## AIM:
Copy all of the material word for word, except for the pictures.

※ ※ ※

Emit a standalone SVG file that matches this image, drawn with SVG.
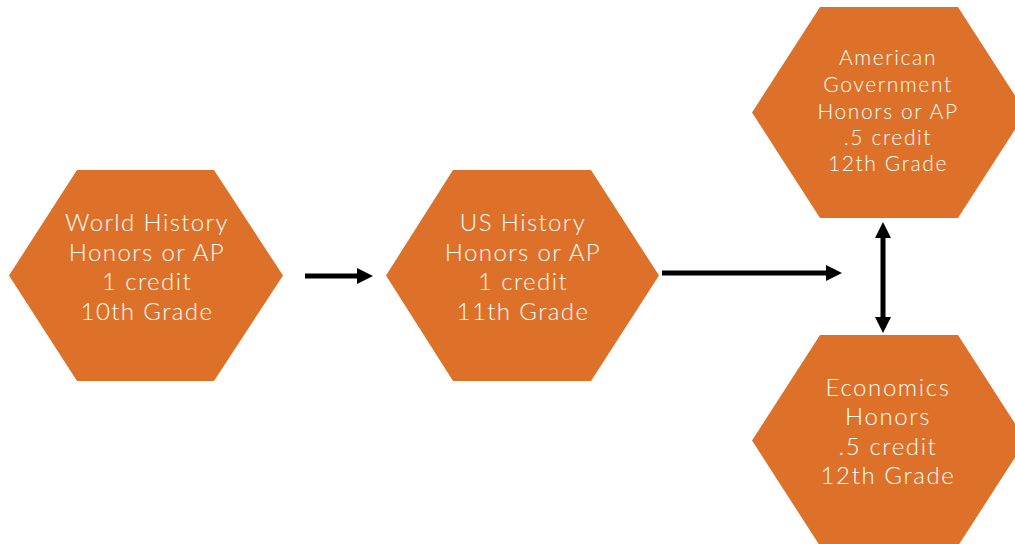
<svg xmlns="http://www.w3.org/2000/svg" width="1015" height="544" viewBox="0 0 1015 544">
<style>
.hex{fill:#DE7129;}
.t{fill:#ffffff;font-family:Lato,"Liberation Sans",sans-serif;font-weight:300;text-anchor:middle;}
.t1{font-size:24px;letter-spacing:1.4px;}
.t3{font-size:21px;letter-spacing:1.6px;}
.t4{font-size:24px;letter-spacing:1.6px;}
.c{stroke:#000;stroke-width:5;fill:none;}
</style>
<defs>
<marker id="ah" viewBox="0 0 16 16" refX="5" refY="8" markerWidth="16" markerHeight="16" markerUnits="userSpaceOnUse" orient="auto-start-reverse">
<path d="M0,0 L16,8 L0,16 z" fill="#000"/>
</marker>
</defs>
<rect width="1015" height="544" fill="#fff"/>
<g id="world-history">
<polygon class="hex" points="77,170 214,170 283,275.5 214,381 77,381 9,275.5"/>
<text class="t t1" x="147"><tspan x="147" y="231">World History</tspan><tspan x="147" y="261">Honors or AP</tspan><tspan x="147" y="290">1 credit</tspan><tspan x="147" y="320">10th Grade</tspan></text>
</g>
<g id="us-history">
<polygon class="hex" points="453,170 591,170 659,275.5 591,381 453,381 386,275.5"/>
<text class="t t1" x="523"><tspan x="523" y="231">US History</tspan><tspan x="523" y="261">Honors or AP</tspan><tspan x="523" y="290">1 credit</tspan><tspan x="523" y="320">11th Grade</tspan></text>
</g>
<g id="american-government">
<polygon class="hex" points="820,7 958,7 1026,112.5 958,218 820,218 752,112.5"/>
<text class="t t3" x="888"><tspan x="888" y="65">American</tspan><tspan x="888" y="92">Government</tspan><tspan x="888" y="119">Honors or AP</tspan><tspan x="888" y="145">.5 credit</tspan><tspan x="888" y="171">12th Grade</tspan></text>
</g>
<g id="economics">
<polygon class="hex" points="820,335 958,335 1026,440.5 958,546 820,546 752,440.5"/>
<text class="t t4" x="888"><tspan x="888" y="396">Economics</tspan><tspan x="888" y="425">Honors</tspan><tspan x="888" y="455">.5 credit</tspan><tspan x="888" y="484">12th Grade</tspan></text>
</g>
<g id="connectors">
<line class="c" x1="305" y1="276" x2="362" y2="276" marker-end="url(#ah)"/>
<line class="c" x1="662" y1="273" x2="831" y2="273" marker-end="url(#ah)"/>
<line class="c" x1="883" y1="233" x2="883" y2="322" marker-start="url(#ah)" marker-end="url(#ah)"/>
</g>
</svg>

※ ※ ※

## RESPONSE TO THIS TASK:
Emit a standalone SVG file that matches this image, drawn with SVG.
<svg xmlns="http://www.w3.org/2000/svg" width="1015" height="544" viewBox="0 0 1015 544">
<style>
.hex{fill:#DE7129;}
.t{fill:#ffffff;font-family:Lato,"Liberation Sans",sans-serif;font-weight:300;text-anchor:middle;}
.t1{font-size:24px;letter-spacing:1.4px;}
.t3{font-size:21px;letter-spacing:1.6px;}
.t4{font-size:24px;letter-spacing:1.6px;}
.c{stroke:#000;stroke-width:5;fill:none;}
</style>
<defs>
<marker id="ah" viewBox="0 0 16 16" refX="5" refY="8" markerWidth="16" markerHeight="16" markerUnits="userSpaceOnUse" orient="auto-start-reverse">
<path d="M0,0 L16,8 L0,16 z" fill="#000"/>
</marker>
</defs>
<rect width="1015" height="544" fill="#fff"/>
<g id="world-history">
<polygon class="hex" points="77,170 214,170 283,275.5 214,381 77,381 9,275.5"/>
<text class="t t1" x="147"><tspan x="147" y="231">World History</tspan><tspan x="147" y="261">Honors or AP</tspan><tspan x="147" y="290">1 credit</tspan><tspan x="147" y="320">10th Grade</tspan></text>
</g>
<g id="us-history">
<polygon class="hex" points="453,170 591,170 659,275.5 591,381 453,381 386,275.5"/>
<text class="t t1" x="523"><tspan x="523" y="231">US History</tspan><tspan x="523" y="261">Honors or AP</tspan><tspan x="523" y="290">1 credit</tspan><tspan x="523" y="320">11th Grade</tspan></text>
</g>
<g id="american-government">
<polygon class="hex" points="820,7 958,7 1026,112.5 958,218 820,218 752,112.5"/>
<text class="t t3" x="888"><tspan x="888" y="65">American</tspan><tspan x="888" y="92">Government</tspan><tspan x="888" y="119">Honors or AP</tspan><tspan x="888" y="145">.5 credit</tspan><tspan x="888" y="171">12th Grade</tspan></text>
</g>
<g id="economics">
<polygon class="hex" points="820,335 958,335 1026,440.5 958,546 820,546 752,440.5"/>
<text class="t t4" x="888"><tspan x="888" y="396">Economics</tspan><tspan x="888" y="425">Honors</tspan><tspan x="888" y="455">.5 credit</tspan><tspan x="888" y="484">12th Grade</tspan></text>
</g>
<g id="connectors">
<line class="c" x1="305" y1="276" x2="362" y2="276" marker-end="url(#ah)"/>
<line class="c" x1="662" y1="273" x2="831" y2="273" marker-end="url(#ah)"/>
<line class="c" x1="883" y1="233" x2="883" y2="322" marker-start="url(#ah)" marker-end="url(#ah)"/>
</g>
</svg>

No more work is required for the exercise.